What you need to do
Quote each line of the material verbatim, without the pictures.

Dataset section

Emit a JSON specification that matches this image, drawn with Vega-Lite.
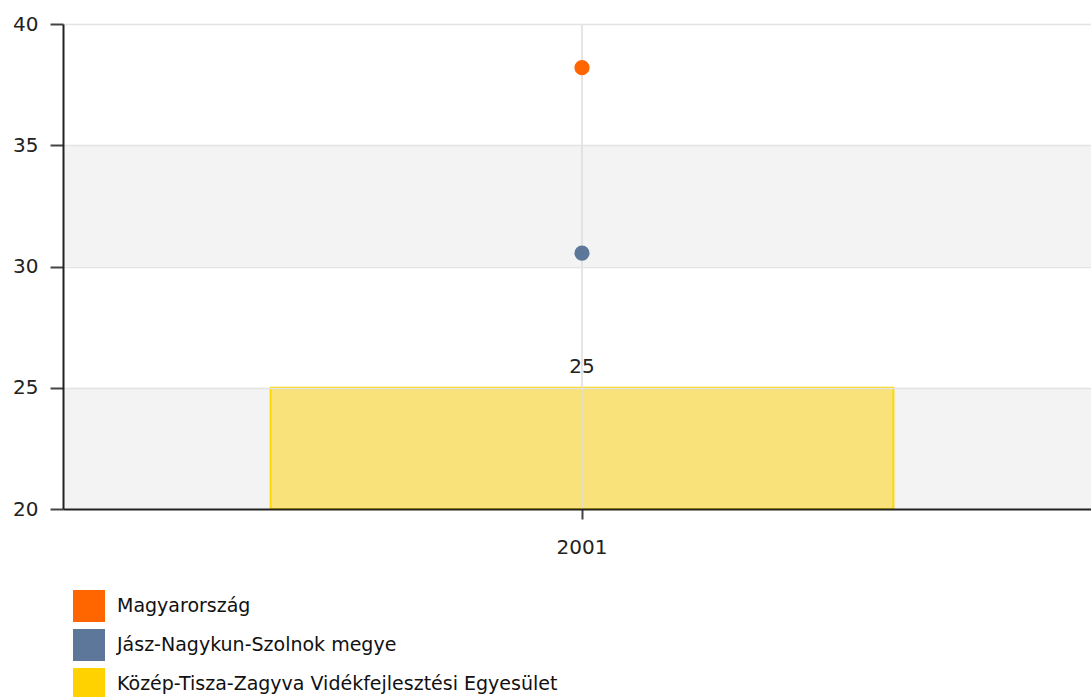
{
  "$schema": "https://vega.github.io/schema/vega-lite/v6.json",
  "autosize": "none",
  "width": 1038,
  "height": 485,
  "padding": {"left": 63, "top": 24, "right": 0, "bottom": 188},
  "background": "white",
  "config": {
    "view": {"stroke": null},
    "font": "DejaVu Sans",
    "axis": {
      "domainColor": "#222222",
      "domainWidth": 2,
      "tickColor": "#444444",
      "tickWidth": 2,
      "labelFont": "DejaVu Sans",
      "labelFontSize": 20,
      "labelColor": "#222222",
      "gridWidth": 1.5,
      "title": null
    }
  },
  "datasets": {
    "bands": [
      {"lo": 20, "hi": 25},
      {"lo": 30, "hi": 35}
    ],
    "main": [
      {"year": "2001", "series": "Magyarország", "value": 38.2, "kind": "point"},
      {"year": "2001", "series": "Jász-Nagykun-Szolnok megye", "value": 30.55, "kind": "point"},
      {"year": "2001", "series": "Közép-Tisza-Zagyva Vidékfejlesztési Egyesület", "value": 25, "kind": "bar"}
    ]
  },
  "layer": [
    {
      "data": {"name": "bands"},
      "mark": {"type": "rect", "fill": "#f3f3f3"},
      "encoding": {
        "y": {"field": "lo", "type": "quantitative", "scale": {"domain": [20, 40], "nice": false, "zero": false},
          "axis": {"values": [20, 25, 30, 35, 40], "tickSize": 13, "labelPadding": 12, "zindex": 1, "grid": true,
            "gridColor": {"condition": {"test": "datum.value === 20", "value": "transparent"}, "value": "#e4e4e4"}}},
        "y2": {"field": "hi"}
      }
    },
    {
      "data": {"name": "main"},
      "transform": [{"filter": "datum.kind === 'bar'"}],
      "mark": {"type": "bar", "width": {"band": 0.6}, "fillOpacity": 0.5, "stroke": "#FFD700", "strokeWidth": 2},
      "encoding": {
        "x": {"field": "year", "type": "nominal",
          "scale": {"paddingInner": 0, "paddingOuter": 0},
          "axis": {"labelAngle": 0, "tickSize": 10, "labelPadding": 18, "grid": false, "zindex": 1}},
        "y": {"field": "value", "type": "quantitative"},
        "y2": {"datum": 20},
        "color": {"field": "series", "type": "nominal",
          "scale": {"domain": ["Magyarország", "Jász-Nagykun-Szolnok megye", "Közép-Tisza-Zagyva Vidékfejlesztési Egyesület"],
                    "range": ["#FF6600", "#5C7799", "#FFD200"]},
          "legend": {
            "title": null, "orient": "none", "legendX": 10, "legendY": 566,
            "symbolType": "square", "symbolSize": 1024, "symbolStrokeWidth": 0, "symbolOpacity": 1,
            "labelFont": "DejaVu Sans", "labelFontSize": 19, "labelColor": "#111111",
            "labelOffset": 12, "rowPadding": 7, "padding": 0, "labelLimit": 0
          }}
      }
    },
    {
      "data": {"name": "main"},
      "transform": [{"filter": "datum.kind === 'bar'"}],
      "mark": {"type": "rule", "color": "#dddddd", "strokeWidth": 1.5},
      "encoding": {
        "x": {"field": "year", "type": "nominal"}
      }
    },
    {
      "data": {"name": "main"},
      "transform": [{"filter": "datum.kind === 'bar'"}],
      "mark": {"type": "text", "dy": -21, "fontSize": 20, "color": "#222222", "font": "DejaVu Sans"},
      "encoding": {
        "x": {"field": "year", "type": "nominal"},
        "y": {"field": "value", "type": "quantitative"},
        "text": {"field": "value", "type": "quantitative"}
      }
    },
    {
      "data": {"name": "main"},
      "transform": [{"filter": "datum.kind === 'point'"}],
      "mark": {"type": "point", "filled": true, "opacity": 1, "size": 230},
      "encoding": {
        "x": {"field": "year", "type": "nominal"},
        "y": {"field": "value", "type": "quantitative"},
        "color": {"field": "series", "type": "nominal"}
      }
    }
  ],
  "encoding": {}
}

The reply
Emit a JSON specification that matches this image, drawn with Vega-Lite.
{
  "$schema": "https://vega.github.io/schema/vega-lite/v6.json",
  "autosize": "none",
  "width": 1038,
  "height": 485,
  "padding": {"left": 63, "top": 24, "right": 0, "bottom": 188},
  "background": "white",
  "config": {
    "view": {"stroke": null},
    "font": "DejaVu Sans",
    "axis": {
      "domainColor": "#222222",
      "domainWidth": 2,
      "tickColor": "#444444",
      "tickWidth": 2,
      "labelFont": "DejaVu Sans",
      "labelFontSize": 20,
      "labelColor": "#222222",
      "gridWidth": 1.5,
      "title": null
    }
  },
  "datasets": {
    "bands": [
      {"lo": 20, "hi": 25},
      {"lo": 30, "hi": 35}
    ],
    "main": [
      {"year": "2001", "series": "Magyarország", "value": 38.2, "kind": "point"},
      {"year": "2001", "series": "Jász-Nagykun-Szolnok megye", "value": 30.55, "kind": "point"},
      {"year": "2001", "series": "Közép-Tisza-Zagyva Vidékfejlesztési Egyesület", "value": 25, "kind": "bar"}
    ]
  },
  "layer": [
    {
      "data": {"name": "bands"},
      "mark": {"type": "rect", "fill": "#f3f3f3"},
      "encoding": {
        "y": {"field": "lo", "type": "quantitative", "scale": {"domain": [20, 40], "nice": false, "zero": false},
          "axis": {"values": [20, 25, 30, 35, 40], "tickSize": 13, "labelPadding": 12, "zindex": 1, "grid": true,
            "gridColor": {"condition": {"test": "datum.value === 20", "value": "transparent"}, "value": "#e4e4e4"}}},
        "y2": {"field": "hi"}
      }
    },
    {
      "data": {"name": "main"},
      "transform": [{"filter": "datum.kind === 'bar'"}],
      "mark": {"type": "bar", "width": {"band": 0.6}, "fillOpacity": 0.5, "stroke": "#FFD700", "strokeWidth": 2},
      "encoding": {
        "x": {"field": "year", "type": "nominal",
          "scale": {"paddingInner": 0, "paddingOuter": 0},
          "axis": {"labelAngle": 0, "tickSize": 10, "labelPadding": 18, "grid": false, "zindex": 1}},
        "y": {"field": "value", "type": "quantitative"},
        "y2": {"datum": 20},
        "color": {"field": "series", "type": "nominal",
          "scale": {"domain": ["Magyarország", "Jász-Nagykun-Szolnok megye", "Közép-Tisza-Zagyva Vidékfejlesztési Egyesület"],
                    "range": ["#FF6600", "#5C7799", "#FFD200"]},
          "legend": {
            "title": null, "orient": "none", "legendX": 10, "legendY": 566,
            "symbolType": "square", "symbolSize": 1024, "symbolStrokeWidth": 0, "symbolOpacity": 1,
            "labelFont": "DejaVu Sans", "labelFontSize": 19, "labelColor": "#111111",
            "labelOffset": 12, "rowPadding": 7, "padding": 0, "labelLimit": 0
          }}
      }
    },
    {
      "data": {"name": "main"},
      "transform": [{"filter": "datum.kind === 'bar'"}],
      "mark": {"type": "rule", "color": "#dddddd", "strokeWidth": 1.5},
      "encoding": {
        "x": {"field": "year", "type": "nominal"}
      }
    },
    {
      "data": {"name": "main"},
      "transform": [{"filter": "datum.kind === 'bar'"}],
      "mark": {"type": "text", "dy": -21, "fontSize": 20, "color": "#222222", "font": "DejaVu Sans"},
      "encoding": {
        "x": {"field": "year", "type": "nominal"},
        "y": {"field": "value", "type": "quantitative"},
        "text": {"field": "value", "type": "quantitative"}
      }
    },
    {
      "data": {"name": "main"},
      "transform": [{"filter": "datum.kind === 'point'"}],
      "mark": {"type": "point", "filled": true, "opacity": 1, "size": 230},
      "encoding": {
        "x": {"field": "year", "type": "nominal"},
        "y": {"field": "value", "type": "quantitative"},
        "color": {"field": "series", "type": "nominal"}
      }
    }
  ],
  "encoding": {}
}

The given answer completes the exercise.